EXERCISE DETAILS
Transcribe the material in full, exactly as written.

***

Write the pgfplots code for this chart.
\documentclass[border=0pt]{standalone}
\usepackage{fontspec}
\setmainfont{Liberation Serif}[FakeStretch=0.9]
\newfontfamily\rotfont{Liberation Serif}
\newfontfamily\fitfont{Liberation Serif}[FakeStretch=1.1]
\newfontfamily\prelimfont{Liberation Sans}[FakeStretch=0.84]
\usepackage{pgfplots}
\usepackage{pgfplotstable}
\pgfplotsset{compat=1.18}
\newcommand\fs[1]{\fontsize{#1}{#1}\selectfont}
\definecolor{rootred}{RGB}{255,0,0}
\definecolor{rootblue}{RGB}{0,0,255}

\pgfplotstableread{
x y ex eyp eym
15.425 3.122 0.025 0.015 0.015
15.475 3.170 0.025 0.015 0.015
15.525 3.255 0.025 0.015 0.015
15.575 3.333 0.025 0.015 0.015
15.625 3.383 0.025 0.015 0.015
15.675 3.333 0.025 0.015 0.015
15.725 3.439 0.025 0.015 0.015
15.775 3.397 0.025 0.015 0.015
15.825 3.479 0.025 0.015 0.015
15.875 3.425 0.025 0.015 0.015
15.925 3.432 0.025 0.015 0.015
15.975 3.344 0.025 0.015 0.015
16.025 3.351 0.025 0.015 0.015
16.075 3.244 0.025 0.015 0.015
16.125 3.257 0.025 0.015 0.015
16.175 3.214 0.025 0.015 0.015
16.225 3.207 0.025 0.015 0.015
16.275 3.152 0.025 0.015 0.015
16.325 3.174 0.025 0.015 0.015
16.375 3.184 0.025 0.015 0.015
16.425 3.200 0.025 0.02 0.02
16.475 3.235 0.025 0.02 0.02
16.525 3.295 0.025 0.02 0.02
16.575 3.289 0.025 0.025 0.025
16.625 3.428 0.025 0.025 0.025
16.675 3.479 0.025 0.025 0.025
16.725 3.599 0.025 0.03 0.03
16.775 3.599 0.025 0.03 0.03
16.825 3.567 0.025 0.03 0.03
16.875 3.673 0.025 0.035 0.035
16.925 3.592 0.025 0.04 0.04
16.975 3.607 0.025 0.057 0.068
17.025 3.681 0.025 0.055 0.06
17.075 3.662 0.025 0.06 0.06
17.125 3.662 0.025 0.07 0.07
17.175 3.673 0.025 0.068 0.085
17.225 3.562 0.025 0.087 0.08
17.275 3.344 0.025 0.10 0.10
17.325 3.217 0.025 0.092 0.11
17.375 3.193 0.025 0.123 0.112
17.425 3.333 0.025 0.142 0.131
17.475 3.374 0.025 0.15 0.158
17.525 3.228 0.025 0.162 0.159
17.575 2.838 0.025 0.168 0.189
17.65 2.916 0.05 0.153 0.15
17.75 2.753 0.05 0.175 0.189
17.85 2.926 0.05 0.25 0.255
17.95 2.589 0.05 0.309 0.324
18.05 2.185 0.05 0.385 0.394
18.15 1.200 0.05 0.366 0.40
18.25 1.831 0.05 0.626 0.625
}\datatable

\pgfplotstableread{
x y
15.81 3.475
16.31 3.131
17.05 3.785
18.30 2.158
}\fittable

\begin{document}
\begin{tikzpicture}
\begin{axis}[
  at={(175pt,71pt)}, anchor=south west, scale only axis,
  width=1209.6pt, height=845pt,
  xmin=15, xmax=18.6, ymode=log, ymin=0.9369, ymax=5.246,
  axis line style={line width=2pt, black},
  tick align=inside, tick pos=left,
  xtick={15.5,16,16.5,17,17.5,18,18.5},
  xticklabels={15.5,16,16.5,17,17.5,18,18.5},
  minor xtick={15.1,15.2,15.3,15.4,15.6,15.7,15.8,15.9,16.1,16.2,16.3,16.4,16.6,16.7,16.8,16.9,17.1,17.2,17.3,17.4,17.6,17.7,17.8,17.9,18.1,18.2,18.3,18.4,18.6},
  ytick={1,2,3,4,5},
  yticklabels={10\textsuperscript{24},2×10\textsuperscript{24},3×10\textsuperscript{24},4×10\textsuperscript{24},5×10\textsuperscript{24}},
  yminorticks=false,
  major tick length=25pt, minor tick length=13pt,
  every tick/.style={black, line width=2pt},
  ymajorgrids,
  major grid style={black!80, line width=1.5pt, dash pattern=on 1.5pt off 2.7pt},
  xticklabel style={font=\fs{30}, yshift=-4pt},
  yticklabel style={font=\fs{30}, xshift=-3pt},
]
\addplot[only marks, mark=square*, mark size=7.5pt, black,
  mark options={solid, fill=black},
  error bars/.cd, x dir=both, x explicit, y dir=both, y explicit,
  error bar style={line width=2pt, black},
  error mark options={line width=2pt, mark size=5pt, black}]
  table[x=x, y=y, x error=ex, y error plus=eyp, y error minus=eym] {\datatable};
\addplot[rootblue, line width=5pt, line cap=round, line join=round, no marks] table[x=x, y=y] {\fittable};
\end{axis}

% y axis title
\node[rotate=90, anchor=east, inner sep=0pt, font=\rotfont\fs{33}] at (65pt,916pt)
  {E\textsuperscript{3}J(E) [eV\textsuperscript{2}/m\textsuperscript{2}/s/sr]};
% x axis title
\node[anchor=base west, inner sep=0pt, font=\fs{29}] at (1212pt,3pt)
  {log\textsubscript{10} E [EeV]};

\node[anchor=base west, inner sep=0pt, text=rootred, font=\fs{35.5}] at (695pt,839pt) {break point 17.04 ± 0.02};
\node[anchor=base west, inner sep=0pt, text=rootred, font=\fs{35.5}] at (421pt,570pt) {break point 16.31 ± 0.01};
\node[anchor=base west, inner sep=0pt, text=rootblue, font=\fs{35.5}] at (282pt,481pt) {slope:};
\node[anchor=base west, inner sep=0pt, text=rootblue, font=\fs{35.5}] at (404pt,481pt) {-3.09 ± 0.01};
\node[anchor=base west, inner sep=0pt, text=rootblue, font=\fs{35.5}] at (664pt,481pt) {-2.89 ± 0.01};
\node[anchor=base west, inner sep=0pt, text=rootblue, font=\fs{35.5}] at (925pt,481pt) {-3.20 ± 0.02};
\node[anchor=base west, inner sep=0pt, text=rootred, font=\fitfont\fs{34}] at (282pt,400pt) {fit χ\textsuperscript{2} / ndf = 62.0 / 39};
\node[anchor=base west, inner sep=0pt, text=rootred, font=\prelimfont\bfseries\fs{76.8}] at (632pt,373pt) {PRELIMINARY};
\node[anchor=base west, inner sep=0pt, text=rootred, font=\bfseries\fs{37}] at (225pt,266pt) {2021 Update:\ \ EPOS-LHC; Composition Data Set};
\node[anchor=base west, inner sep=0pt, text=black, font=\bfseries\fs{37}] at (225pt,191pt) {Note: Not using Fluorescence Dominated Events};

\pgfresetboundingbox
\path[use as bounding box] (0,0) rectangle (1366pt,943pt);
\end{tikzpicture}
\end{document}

***

THE SOLUTION
Write the pgfplots code for this chart.
\documentclass[border=0pt]{standalone}
\usepackage{fontspec}
\setmainfont{Liberation Serif}[FakeStretch=0.9]
\newfontfamily\rotfont{Liberation Serif}
\newfontfamily\fitfont{Liberation Serif}[FakeStretch=1.1]
\newfontfamily\prelimfont{Liberation Sans}[FakeStretch=0.84]
\usepackage{pgfplots}
\usepackage{pgfplotstable}
\pgfplotsset{compat=1.18}
\newcommand\fs[1]{\fontsize{#1}{#1}\selectfont}
\definecolor{rootred}{RGB}{255,0,0}
\definecolor{rootblue}{RGB}{0,0,255}

\pgfplotstableread{
x y ex eyp eym
15.425 3.122 0.025 0.015 0.015
15.475 3.170 0.025 0.015 0.015
15.525 3.255 0.025 0.015 0.015
15.575 3.333 0.025 0.015 0.015
15.625 3.383 0.025 0.015 0.015
15.675 3.333 0.025 0.015 0.015
15.725 3.439 0.025 0.015 0.015
15.775 3.397 0.025 0.015 0.015
15.825 3.479 0.025 0.015 0.015
15.875 3.425 0.025 0.015 0.015
15.925 3.432 0.025 0.015 0.015
15.975 3.344 0.025 0.015 0.015
16.025 3.351 0.025 0.015 0.015
16.075 3.244 0.025 0.015 0.015
16.125 3.257 0.025 0.015 0.015
16.175 3.214 0.025 0.015 0.015
16.225 3.207 0.025 0.015 0.015
16.275 3.152 0.025 0.015 0.015
16.325 3.174 0.025 0.015 0.015
16.375 3.184 0.025 0.015 0.015
16.425 3.200 0.025 0.02 0.02
16.475 3.235 0.025 0.02 0.02
16.525 3.295 0.025 0.02 0.02
16.575 3.289 0.025 0.025 0.025
16.625 3.428 0.025 0.025 0.025
16.675 3.479 0.025 0.025 0.025
16.725 3.599 0.025 0.03 0.03
16.775 3.599 0.025 0.03 0.03
16.825 3.567 0.025 0.03 0.03
16.875 3.673 0.025 0.035 0.035
16.925 3.592 0.025 0.04 0.04
16.975 3.607 0.025 0.057 0.068
17.025 3.681 0.025 0.055 0.06
17.075 3.662 0.025 0.06 0.06
17.125 3.662 0.025 0.07 0.07
17.175 3.673 0.025 0.068 0.085
17.225 3.562 0.025 0.087 0.08
17.275 3.344 0.025 0.10 0.10
17.325 3.217 0.025 0.092 0.11
17.375 3.193 0.025 0.123 0.112
17.425 3.333 0.025 0.142 0.131
17.475 3.374 0.025 0.15 0.158
17.525 3.228 0.025 0.162 0.159
17.575 2.838 0.025 0.168 0.189
17.65 2.916 0.05 0.153 0.15
17.75 2.753 0.05 0.175 0.189
17.85 2.926 0.05 0.25 0.255
17.95 2.589 0.05 0.309 0.324
18.05 2.185 0.05 0.385 0.394
18.15 1.200 0.05 0.366 0.40
18.25 1.831 0.05 0.626 0.625
}\datatable

\pgfplotstableread{
x y
15.81 3.475
16.31 3.131
17.05 3.785
18.30 2.158
}\fittable

\begin{document}
\begin{tikzpicture}
\begin{axis}[
  at={(175pt,71pt)}, anchor=south west, scale only axis,
  width=1209.6pt, height=845pt,
  xmin=15, xmax=18.6, ymode=log, ymin=0.9369, ymax=5.246,
  axis line style={line width=2pt, black},
  tick align=inside, tick pos=left,
  xtick={15.5,16,16.5,17,17.5,18,18.5},
  xticklabels={15.5,16,16.5,17,17.5,18,18.5},
  minor xtick={15.1,15.2,15.3,15.4,15.6,15.7,15.8,15.9,16.1,16.2,16.3,16.4,16.6,16.7,16.8,16.9,17.1,17.2,17.3,17.4,17.6,17.7,17.8,17.9,18.1,18.2,18.3,18.4,18.6},
  ytick={1,2,3,4,5},
  yticklabels={10\textsuperscript{24},2×10\textsuperscript{24},3×10\textsuperscript{24},4×10\textsuperscript{24},5×10\textsuperscript{24}},
  yminorticks=false,
  major tick length=25pt, minor tick length=13pt,
  every tick/.style={black, line width=2pt},
  ymajorgrids,
  major grid style={black!80, line width=1.5pt, dash pattern=on 1.5pt off 2.7pt},
  xticklabel style={font=\fs{30}, yshift=-4pt},
  yticklabel style={font=\fs{30}, xshift=-3pt},
]
\addplot[only marks, mark=square*, mark size=7.5pt, black,
  mark options={solid, fill=black},
  error bars/.cd, x dir=both, x explicit, y dir=both, y explicit,
  error bar style={line width=2pt, black},
  error mark options={line width=2pt, mark size=5pt, black}]
  table[x=x, y=y, x error=ex, y error plus=eyp, y error minus=eym] {\datatable};
\addplot[rootblue, line width=5pt, line cap=round, line join=round, no marks] table[x=x, y=y] {\fittable};
\end{axis}

% y axis title
\node[rotate=90, anchor=east, inner sep=0pt, font=\rotfont\fs{33}] at (65pt,916pt)
  {E\textsuperscript{3}J(E) [eV\textsuperscript{2}/m\textsuperscript{2}/s/sr]};
% x axis title
\node[anchor=base west, inner sep=0pt, font=\fs{29}] at (1212pt,3pt)
  {log\textsubscript{10} E [EeV]};

\node[anchor=base west, inner sep=0pt, text=rootred, font=\fs{35.5}] at (695pt,839pt) {break point 17.04 ± 0.02};
\node[anchor=base west, inner sep=0pt, text=rootred, font=\fs{35.5}] at (421pt,570pt) {break point 16.31 ± 0.01};
\node[anchor=base west, inner sep=0pt, text=rootblue, font=\fs{35.5}] at (282pt,481pt) {slope:};
\node[anchor=base west, inner sep=0pt, text=rootblue, font=\fs{35.5}] at (404pt,481pt) {-3.09 ± 0.01};
\node[anchor=base west, inner sep=0pt, text=rootblue, font=\fs{35.5}] at (664pt,481pt) {-2.89 ± 0.01};
\node[anchor=base west, inner sep=0pt, text=rootblue, font=\fs{35.5}] at (925pt,481pt) {-3.20 ± 0.02};
\node[anchor=base west, inner sep=0pt, text=rootred, font=\fitfont\fs{34}] at (282pt,400pt) {fit χ\textsuperscript{2} / ndf = 62.0 / 39};
\node[anchor=base west, inner sep=0pt, text=rootred, font=\prelimfont\bfseries\fs{76.8}] at (632pt,373pt) {PRELIMINARY};
\node[anchor=base west, inner sep=0pt, text=rootred, font=\bfseries\fs{37}] at (225pt,266pt) {2021 Update:\ \ EPOS-LHC; Composition Data Set};
\node[anchor=base west, inner sep=0pt, text=black, font=\bfseries\fs{37}] at (225pt,191pt) {Note: Not using Fluorescence Dominated Events};

\pgfresetboundingbox
\path[use as bounding box] (0,0) rectangle (1366pt,943pt);
\end{tikzpicture}
\end{document}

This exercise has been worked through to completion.